Could be my pleasant, unassuming demeanor, I thought. Or the fact that I looked prosperous enough, deep in thought in the late autumn sunshine, to be worth a go.

As a rule, I rarely give money to those who ask me in the street. It’s discouraged in Brighton, where we have the second biggest homeless population in the UK after London. They just spend it on drink and drugs, is the usual refrain.

Could be, but every one of those people who asked me for money on a day when the last of the summer warmth began to make way for chillier autumn afternoons had at least one thing in common. They had no money.

It’s down to personal choice, many will say. Circumstance. Miserable, hellish environmental backgrounds. Whatever. It boils down to zero dinero.
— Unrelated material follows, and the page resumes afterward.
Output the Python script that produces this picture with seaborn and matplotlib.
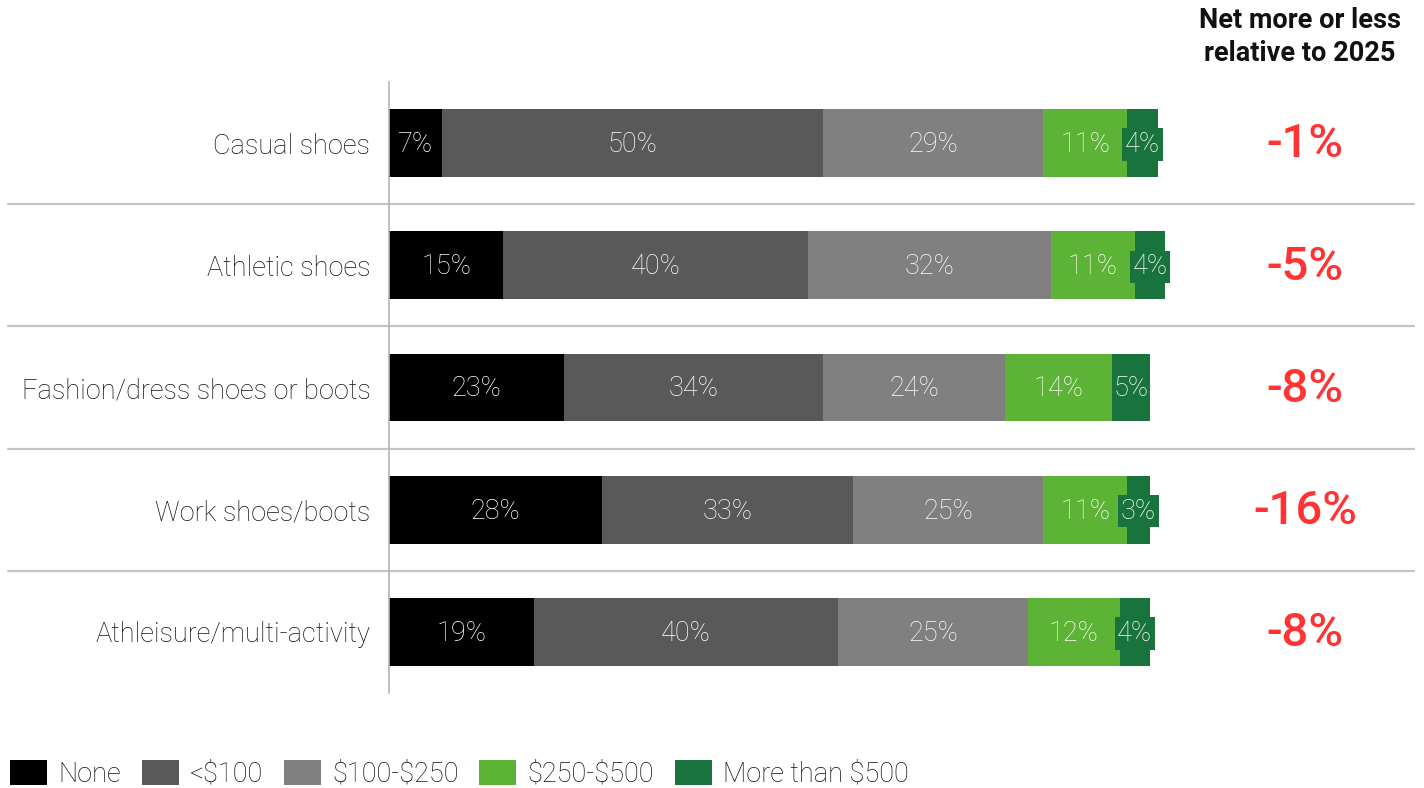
import matplotlib
matplotlib.use("Agg")
import matplotlib.pyplot as plt
from matplotlib.patches import Patch
import seaborn as sns
import numpy as np
import pandas as pd

categories = ["Casual shoes", "Athletic shoes", "Fashion/dress shoes or boots",
              "Work shoes/boots", "Athleisure/multi-activity"]
series_names = ["None", "<$100", "$100-$250", "$250-$500", "More than $500"]
none_vals = [7, 15, 23, 28, 19]
under100_vals = [50, 40, 34, 33, 40]
mid_vals = [29, 32, 24, 25, 25]
high_vals = [11, 11, 14, 11, 12]
top_vals = [4, 4, 5, 3, 4]
net_change = ["-1%", "-5%", "-8%", "-16%", "-8%"]
colors = ["#000000", "#595959", "#808080", "#5DB335", "#18733C"]

sns.set_theme(style="white")
plt.rcParams["font.family"] = ["Roboto", "DejaVu Sans"]
plt.rcParams["text.parse_math"] = False

values = np.array([none_vals, under100_vals, mid_vals, high_vals, top_vals], dtype=float)
cum = np.cumsum(values, axis=0)

W, H = 1424, 788
fig = plt.figure(figsize=(W / 100, H / 100), dpi=100)
ax_left, ax_right = 389, 1424
ax_top, ax_bot = 82, 693
ax = fig.add_axes([ax_left / W, 1 - ax_bot / H, (ax_right - ax_left) / W, (ax_bot - ax_top) / H])

px_per_pct = 7.61
xmax = (ax_right - ax_left) / px_per_pct

# stacked bars: draw cumulative totals from the outermost segment inward
for i in range(len(series_names) - 1, -1, -1):
    df = pd.DataFrame({"category": categories, "total": cum[i]})
    sns.barplot(data=df, x="total", y="category", orient="h", color=colors[i],
                width=0.555, saturation=1, ax=ax, linewidth=0)

# segment labels
for i in range(len(series_names)):
    for j in range(len(categories)):
        v = values[i, j]
        xc = cum[i, j] - v / 2
        kw = {}
        if v <= 4:
            kw["bbox"] = dict(boxstyle="square,pad=0.1", facecolor=colors[4], edgecolor="none")
        ax.text(xc, j + 0.012, f"{int(v)}%", ha="center", va="center", color="white",
                fontsize=19.5, fontweight="light", **kw)

# net change column
for j, s in enumerate(net_change):
    ax.text((1305 - ax_left) / px_per_pct, j + 0.01, s, ha="center", va="center",
            color="#FF3333", fontsize=34, fontweight="medium")
fig.text(1300 / W, 1 - 37 / H, "Net more or less\nrelative to 2025", ha="center", va="center",
         fontsize=19.5, fontweight="bold", color="#111111", linespacing=1.3)

ax.set_xlim(0, xmax)
ax.set_ylim(len(categories) - 0.5, -0.5)
ax.set_xlabel("")
ax.set_ylabel("")
ax.set_xticks([])
ax.tick_params(axis="y", length=0, pad=13.5, labelsize=19.5, labelcolor="#111111")
for lbl in ax.get_yticklabels():
    lbl.set_fontweight("light")
for side in ["top", "right", "bottom"]:
    ax.spines[side].set_visible(False)
ax.spines["left"].set_color("#B5B5B5")
ax.spines["left"].set_linewidth(1.2)

# row separators spanning the label column too
x0 = (8 - ax_left) / (ax_right - ax_left)
x1 = (1414 - ax_left) / (ax_right - ax_left)
for j in range(len(categories) - 1):
    ax.axhline(j + 0.5, xmin=x0, xmax=x1, color="#C4C4C4", lw=1.6, clip_on=False)

handles = [Patch(facecolor=c, edgecolor="none", label=n) for c, n in zip(colors, series_names)]
fs_leg = 19.5
fs_px = fs_leg / 0.72
leg = fig.legend(handles=handles, loc="center left", bbox_to_anchor=(10 / W, 1 - 774 / H),
                 ncol=5, frameon=False, fontsize=fs_leg, handlelength=37 / fs_px,
                 handleheight=27 / fs_px, handletextpad=11 / fs_px, columnspacing=21 / fs_px,
                 borderaxespad=0, borderpad=0)
for t in leg.get_texts():
    t.set_color("#111111")
    t.set_fontweight("light")

fig.savefig("out.png", dpi=100)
Some of the greatest minds in civilization have also suffered debilitating anxiety over a lack of funds. Think of Mozart, of Chopin and Malcolm Lowry, of Nietzsche and James Joyce and Shakespeare.

Nietzsche

They all scraped by, more or less – although for Wolfgang Amadeus the debtors’ prison and abject penury were an uncomfortably prevalent daily worry. The constant knocking on the door. The looking nervously over your shoulder.

Debtors' Prison

Fast forward a few hundred years and it’s looking like many of us in first world UK are also deeply concerned about the wonga – as my old editor of CM passim Richard Smith (RIP) used to say – reserves.

According to a story buried deep in the Financial Times (September 2019), one in three of those in work have wonga reserves of just £500. The news piece – based on research put together by an employee benefits’ organisation called (unimaginatively) Salary Finance.
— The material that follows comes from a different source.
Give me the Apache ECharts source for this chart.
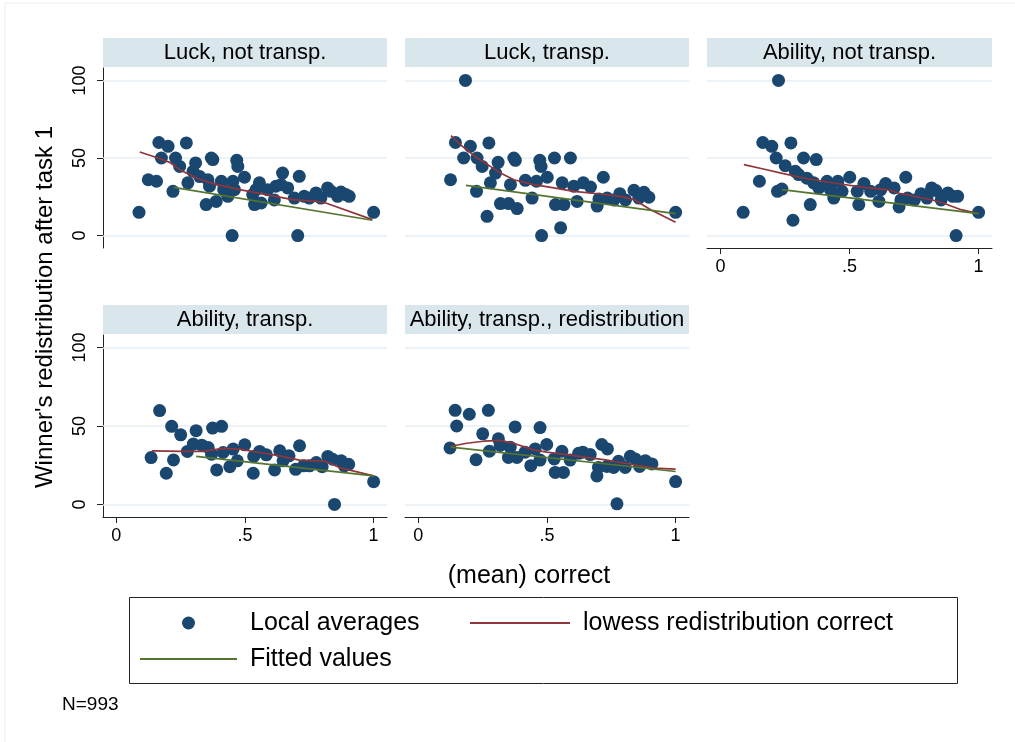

The company’s research (I use that term guardedly) revealed that workers with financial worries are more than four times more likely to be suffering from anxiety and panic attacks, and 4.6 times more likely to be suffering from depression.

Inevitably, financial wellbeing has a significant knock on effect on absenteeism, productivity and staff retention. But one in three workers suffering?

It’s a big number.

While I am sceptical as to whether that £500 war chest in reserve for a third of working people figure will stand forensic scrutiny, what is not in dispute is the fact that we – currently at least – have an employment rate of 76.1%. That’s the joint-highest on record since comparable records began, way back in 1971.

Economists do not yet know how the current Brexit mess will impact on employment figures (lay-offs would seem inevitable) – but as at June 2019 we had 32.81 million people aged 16 years and over in employment.

The recent collapse of Thomas Cook, with all hands-on deck, will of course dent these employment stats – around 9,000 workers have lost their jobs in the wake of the consignment of this once proud name to the High Street reject bin of history.

Sydney Street Brighton

And, sitting under the lengthening shadows of the awning of Dave’s Comics in Sid James Street, I ponder that, in sociological terms at least, street beggars, homeless people and those unfortunate enough to be at the lowest strata of society are deemed to be highly socially invisible. Which seems to me an anthropological paradox.

I mean, they couldn’t be any more visible….could they?

The ever-deepening rift between the haves and the have nots in our society is not just desperately troubling, it is surely no longer tenable.

Anti austerity march

As the full extent of the salary and obscene bonus raid on the Thomas Cook coffers by the now defunct firm’s senior executives is rolled out from the board room and into the public domain, together with the shoddy and brutal way loyal employees were left high and dry, it is staggering that lessons from the past have not been learned.

Following the financial collapse in 2008, those investment bankers – most of them, as it turned out – who held onto their jobs, continued to enjoy inflated incomes and perks, while Joe Working Public was condemned to a decade of austerity. Hundreds of thousands lost their jobs.

London Bridge Commuters

Now, a decade and more on, clearly, no lessons have been learned. And we are witnessing yet another prime example of wholesale collapse due for the most part to successive corporate bungling and mismanagement.

That recovery to a full employment economy has come at great cost, month by painful month – yet it now appears to be gravely imperilled. A winter of discontent looms.